The bill before us is a combination, an agriculture bill and a welfare bill. The food stamp program is costing us about $6 billion a year now, or nearly so. The bill before us, reported by the committee, will call for an additional $2 billion in expenses for the food stamp program.


I ask the distinguished chairman of the Budget Committee if he expects to offer any amendment relating to the food stamp program.


Mr. MUSKIE. I say to the distinguished Senator that on the food stamp program submitted to us by the Agriculture Committee, it was assumed by the Budget Committee that it was within the budget.


Mr. CURTIS. I am afraid the Senator did not understand my question.


Mr. MUSKIE. Will the Senator allow me to finish my answer?


Mr. CURTIS. Surely.


Mr. MUSKIE. If the Senate wished to reduce those amounts, they should have initiated that reduction. If they wished that, they should have put it in a letter which the Agriculture Committee submitted to the Budget Committee in its March 15 report.


It is not for me to second guess the Agriculture Committee on those amounts.


With respect to wheat price supports, the amount we are talking about here was not recommended to us by the Agriculture Committee in its March 15 report, so it is outside the assumption of both the Agriculture Committee and the Budget Committee.


Mr. CURTIS. That is all well and good, but I am wondering if the distinguished chairman is interested in the budget and to lessen the deficit or is just interested in the resolution.


Here we have a situation with desperately low wheat prices for the first time in many years. The price of wheat is below the price of corn. Here is a farm bill, and the welfare part of it is about three times the cost of the agricultural part. We have an amendment picking out one commodity, and in order to lessen the budget — and I am for that — we decide on that action.


Here is another gigantic program that has increased in cost a great deal. The food stamp program was started in 1964. It only cost $360 million. This year it is going to reach nearly $6 billion.

Here is what that is. The number of participants is a 3,908 percent increase over the original enrollment. The expenditures have increased by 16,220 percent of the program's original cost.

We have a bill before us that will increase this program by somewhere between $2 and $2.5 billion.


I ask the distinguished chairman of the Budget Committee, if we adopt his amendment regarding wheat, how much will it lessen the Federal deficit?

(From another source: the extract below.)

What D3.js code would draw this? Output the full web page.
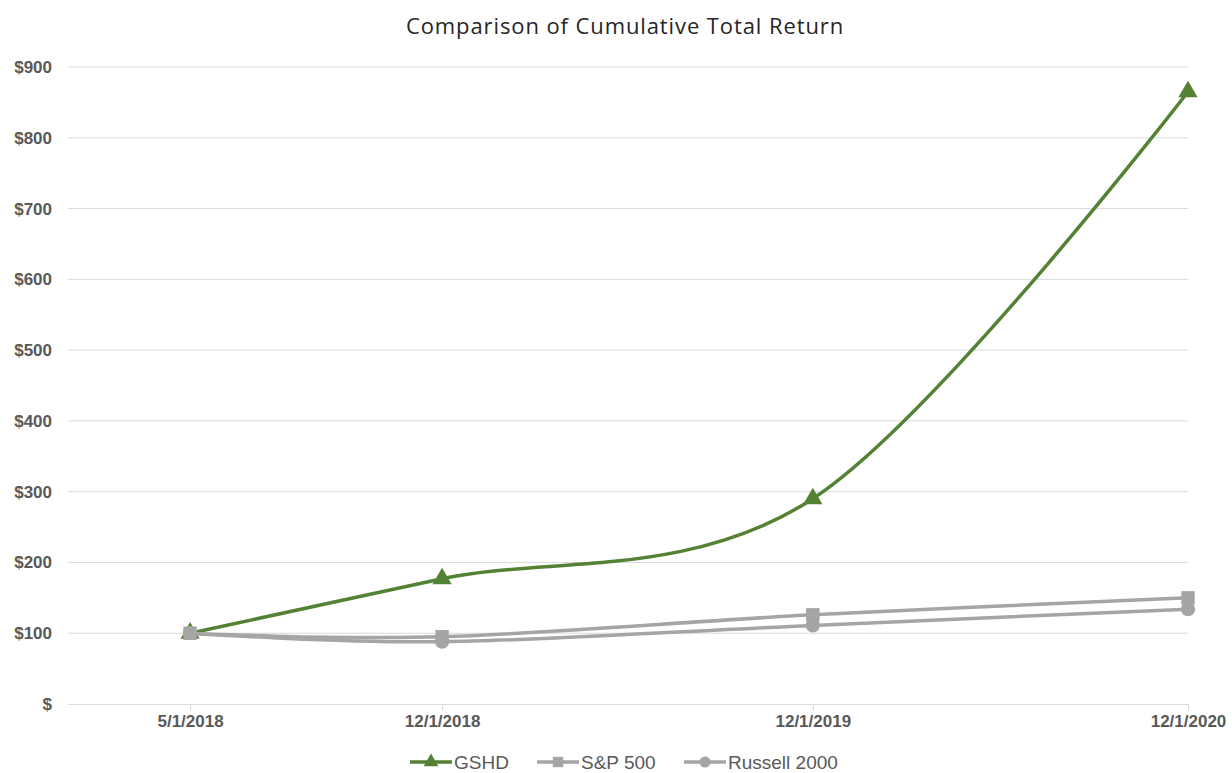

Mr. MUSKIE.By $500 million.


Mr. CURTIS. By $500 million.


Now, the Senator bases that on the fact that the price of wheat will not go up?


Mr. MUSKIE. We base that on CBO estimates of the outlays that will be driven by the policy laid down in this bill, taking into account the normal process which has been used for estimating those costs.


Mr. President, I ask unanimous consent to have printed in the RECORD at this point a letter dated May 24, 1977, from the Director of CBO, outlining the method by which these estimates are made.


There being no objection, the letter was ordered to be printed in the RECORD, as follows:


CONGRESSIONAL BUDGET OFFICE,

U.S. Congress,

Washington, D.C.,

May 24, 1977.


Hon. EDMUND S. MUSKIE,

Chairman, Senate Budget Committee,

Carroll Arms Building,

Washington, D.C.


DEAR Mr. CHAIRMAN: Subsequent to preparing our May 13 analysis of the costs of S. 275, the Congressional Budget Office has reviewed the cost estimates developed by the Department of Agriculture for the commodity provisions of that bill. Based on this review, we believe that there is no reason at the present time to modify our estimate of the costs of S. 275.


The CBO projections of market prices, yields, and export levels are based on five-year historical trends. These projections do not reflect the impact of unusually good or bad weather, either in the United States or abroad, on yields or U.S. exports in any year. Under this methodology, both yields and U.S. exports increase at moderate rates during the forecast period, with yields somewhat below the USDA "favorable" projections and exports somewhat above. Thus, the CBO forecast reflects long term normal trends and roughly corresponds to USDA's "favorable" conditions. If weather conditions in the future are significantly worse on average than in the last five years, the costs of S. 275 would be substantially below the CBO estimate. On the other hand, if weather conditions are significantly better than in recent years, the costs of the bill would be much greater than currently projected.


Should the Committee so desire, we would be pleased to provide further details on this estimate.

Sincerely,

ALICE M. RIVLIN,

Director.


Mr. MUSKIE. Mr. President, as the Senator knows, the CBO is our estimating arm, and they have had a pretty good record.


There are, of course, uncertainties when we try to predict weather for a year, let alone 5 years in advance. There are uncertainties when we try to project market prices. But somebody has to evaluate the budgetary impact of these programs, and the CBO has looked at all of the relevant data, including OMB's and USDA's evaluations.


The response to my request this morning, which produced the letter I have had printed in the RECORD, has really confirmed the estimates upon which this amendment is based.


I understand the uncertainties. The distinguished Senator from Minnesota (Mr. HUMPHREY) yesterday, in an eloquent speech, discussed those uncertainties. I am sorry there are those uncertainties, but we have to accept the best estimates we can get.

 

The CBO is our investigating arm in order to try to estimate the budgetary impact of these and all entitlement programs, including food stamps, social security, unemployment compensation, and many other entitlement programs subject to the same vagaries. They are the estimating arm. These estimates are based on economic conditions, are based on weather, and on demographics. But OMB and CBO do the best they can to make these estimates, and both institutions have considerable experience.